By using a large sample of 10,000+ U.S. companies over 17 years, the study, Corporate Liquidity Provision and Share Repurchase Programs, presents evidence that “managers [of public companies] strategically utilize share repurchases ([stock buybacks]) to increase stock liquidity and reduce volatility,” and therefore stabilize stock prices, benefiting all investors.

The study found 6 key benefits associated with buybacks:

  1. Greater Liquidity: Companies repurchasing stock provides substantial liquidity that facilitates orderly trading and reduces transaction costs for retail investors.
  2. Reduced Volatility: Stock buybacks significantly reduce realized and anticipated return volatility. Imposing limitations on buyback activity would increase stock market volatility and force retail investors to bear greater amounts of downside risk.
  3. Retail Investors Impact: Stock buybacks generate an economically large benefit for retail investors. Since 2004, buybacks have saved retail investors $2.1–4.2 billion in transaction and price impact costs.
  4. Proactive Repurchase Activity: Managers utilize market-based estimates of future volatility to inform their buyback decisions. When volatility is expected to be higher, managers increase their buyback intensity to stabilize stock prices, thus reducing costs for retail investors.
  5. Response To Uncertainty: Studies show that economic policy uncertainty increases stock price volatility and illiquidity. Managers respond to elevated policy uncertainty by strengthening their buyback activities. Retail investors benefit from price certainty about the value of their investments during periods of greater uncertainty.
  6. Strategic Liquidity Supplier: Managers expand stock buyback activity during critical periods when investors sell relatively large amounts of shares. Thus, managers use buybacks to actively mitigate price pressure during periods of net selling pressure.
Josh White, an expert in Finance, and co-author on new stock buyback study

Professor Josh T. White

Lewis and White’s research demonstrates that stock buybacks positively contribute to the welfare of all investors and stock transactions, not just the large shareholders.

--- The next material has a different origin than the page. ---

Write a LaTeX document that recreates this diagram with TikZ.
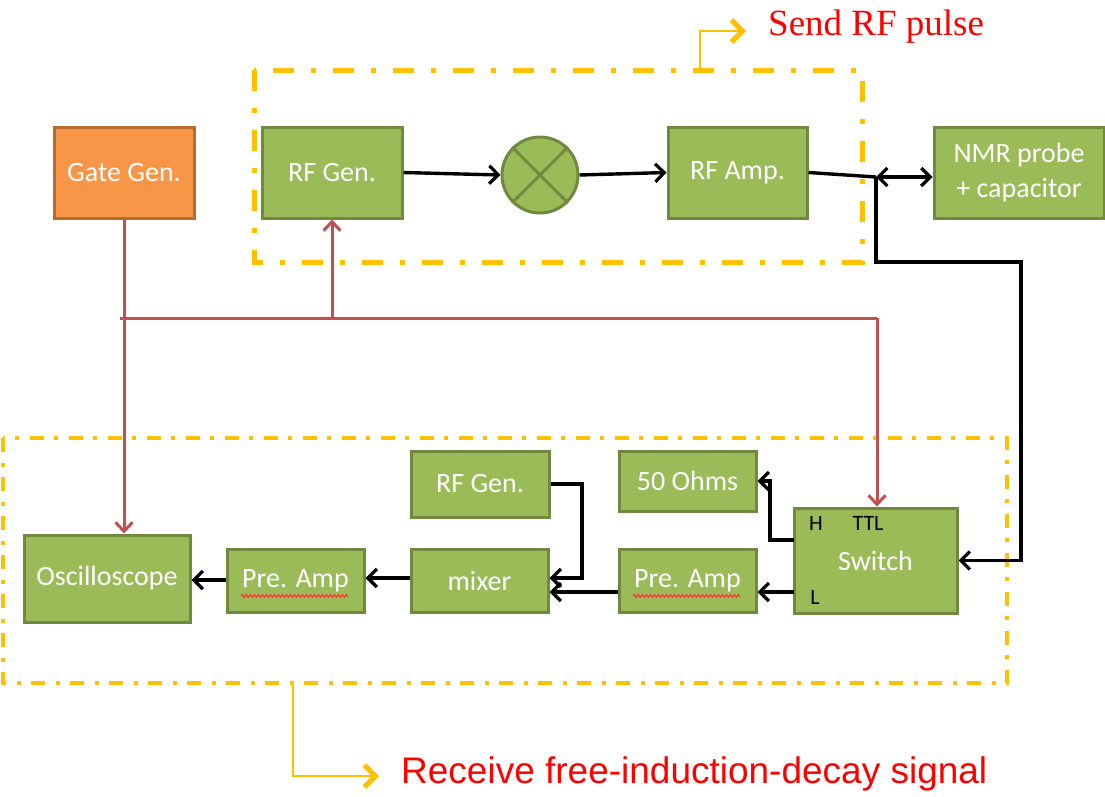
\documentclass[tikz,border=0pt]{standalone}
\usepackage{fontspec}
\setmainfont{Carlito}
\newfontfamily\seriffont{Liberation Serif}
\newfontfamily\arialfont{Liberation Sans}
\usetikzlibrary{arrows.meta,decorations.pathmorphing}
\definecolor{gfill}{HTML}{9BBB59}
\definecolor{gline}{HTML}{71893F}
\definecolor{ofill}{HTML}{F79646}
\definecolor{oline}{HTML}{B66D31}
\definecolor{ylw}{HTML}{FFC000}
\definecolor{redl}{HTML}{C0504D}
\tikzset{
  gbox/.style={draw=gline, fill=gfill, line width=3pt, text=white, font=\fontsize{28}{31}\selectfont, inner sep=0pt},
  obox/.style={gbox, draw=oline, fill=ofill},
  btip/.tip={Straight Barb[length=9pt,width=18pt,line width=3.2pt]},
  rtip/.tip={Straight Barb[length=9pt,width=17pt,line width=3pt]},
  blk/.style={draw=black, line width=3.4pt, -btip},
  blkline/.style={draw=black, line width=3.4pt},
  redarr/.style={draw=redl, line width=3pt, -rtip},
  redline/.style={draw=redl, line width=3pt},
  topdash/.style={draw=ylw, line width=5pt, dash pattern=on 21pt off 17pt on 5pt off 17pt},
  botdash/.style={draw=ylw, line width=4.5pt, dash pattern=on 14pt off 11pt on 4pt off 10pt},
  ylwarr/.style={draw=ylw, line width=2.5pt, -{Straight Barb[length=11pt,width=22pt,line width=5pt]}},
  smalltxt/.style={text=black, font=\fontsize{22}{24}\selectfont, inner sep=0pt},
  squig/.style={draw=red!80!white, line width=1.2pt, decorate, decoration={snake, amplitude=1.3pt, segment length=4pt}}
}
\begin{document}
\begin{tikzpicture}[x=1pt,y=-1pt]
\useasboundingbox (0,0) rectangle (1105,796);

% dashed group frames
\draw[topdash] (254,70) rectangle (862,262);
\draw[botdash] (3,438) rectangle (1007,683);

% nodes
\node[obox, minimum width=140pt, minimum height=91pt] (gate) at (124,172.5) {Gate Gen.};
\node[gbox, minimum width=140pt, minimum height=91pt] (rfgen) at (332,172.5) {RF Gen.};
\node[gbox, circle, minimum size=76pt] (mx) at (540,175) {};
\draw[gline, line width=3pt] (mx.45) -- (mx.225) (mx.135) -- (mx.315);
\node[gbox, minimum width=139pt, minimum height=91pt] (rfamp) at (737.5,172.5) {RF Amp.};
\node[gbox, minimum width=170pt, minimum height=91pt, align=center] (nmr) at (1019,172.5) {NMR probe\\[4pt]+ capacitor};

\node[gbox, minimum width=138pt, minimum height=66pt] (rfgen2) at (480,484) {RF Gen.};
\node[gbox, minimum width=137pt, minimum height=60pt] (ohm) at (687.5,481) {50 Ohms};
\node[gbox, minimum width=163pt, minimum height=105pt] (sw) at (875.5,560.5) {Switch};
\node[smalltxt] (hlab) at (816,523) {H};
\node[smalltxt] (ttl) at (868,523) {TTL};
\node[smalltxt] (llab) at (815,597) {L};
\node[gbox, minimum width=166pt, minimum height=87pt] (osc) at (107,578.5) {Oscilloscope};
\node[gbox, minimum width=137pt, minimum height=63pt] (pa1) at (295.5,580.5) {Pre. Amp};
\node[gbox, minimum width=137pt, minimum height=63pt] (mix) at (479.5,580.5) {mixer};
\node[gbox, minimum width=137pt, minimum height=63pt] (pa2) at (687.5,580.5) {Pre. Amp};
\draw[squig] (241,596) -- (348,596);
\draw[squig] (633,596) -- (740,596);

% labels
\node[text=red, font=\seriffont\fontsize{37}{40}\selectfont, anchor=west, inner sep=0pt] (send) at (768,27) {Send RF pulse};
\node[text=red, font=\arialfont\fontsize{37}{40}\selectfont, anchor=west, inner sep=0pt] (recv) at (401,774) {Receive free-induction-decay signal};
\coordinate (sendstart) at (700,69);
\coordinate (recvstart) at (293,684);
\draw[ylwarr] (sendstart) |- ([xshift=-22pt,yshift=-4pt]send.west);
\draw[ylwarr] (recvstart) |- ([xshift=-22pt,yshift=-2pt]recv.west);

% black transmit chain
\draw[blk] (rfgen.east) -- (mx.west);
\draw[blk] (mx.east) -- (rfamp.west);
\coordinate (jn) at (876,177);
\draw[blkline] (rfamp.east) -- (jn);
\draw[blk, btip-btip] (jn) -- (nmr.west |- jn);
\coordinate (c1) at (876,262);
\coordinate (c2) at (1021,262);
\draw[blk] (jn) -- (c1) -- (c2) |- (sw.east);

% receive chain
\coordinate (swH) at (794,540);
\coordinate (swL) at (794,592);
\draw[blk] (swH) -- (770,540) |- (ohm.east);
\draw[blk] (swL) -- (pa2.east |- swL);
\draw[blk] (pa2.west |- swL) -- (mix.east |- swL);
\draw[blk] (rfgen2.east) -- (582,484) |- (mix.east |- 0,578);
\draw[blk] (mix.west |- 0,578) -- (pa1.east |- 0,578);
\draw[blk] (pa1.west |- 0,580) -- (osc.east |- 0,580);

% red gate lines
\draw[redarr] (gate.south) -- (gate.south |- osc.north);
\coordinate (r0) at (120,318);
\coordinate (r1) at (332,318);
\coordinate (r2) at (877,318);
\draw[redline] (r0) -- (r2);
\draw[redarr] (r1) -- (rfgen.south);
\draw[redarr] (r2) -- (r2 |- sw.north);
\end{tikzpicture}
\end{document}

“It is important to understand how financial policies impact retail investors, who now account for over 20% of U.S. equity trading volume,” says White. “Our study demonstrates how buybacks lower trading costs and reduce downside risk for these key stakeholders.” 

Study Implications

This research has powerful implications for policies regarding share repurchase regulation, taxation, and bans. Knowing that stock buybacks positively influence stock price stabilization, it is notable that limiting or taxing corporate buybacks will reduce opportunities to “supply liquidity and reduce volatility,” ultimately resulting in harm.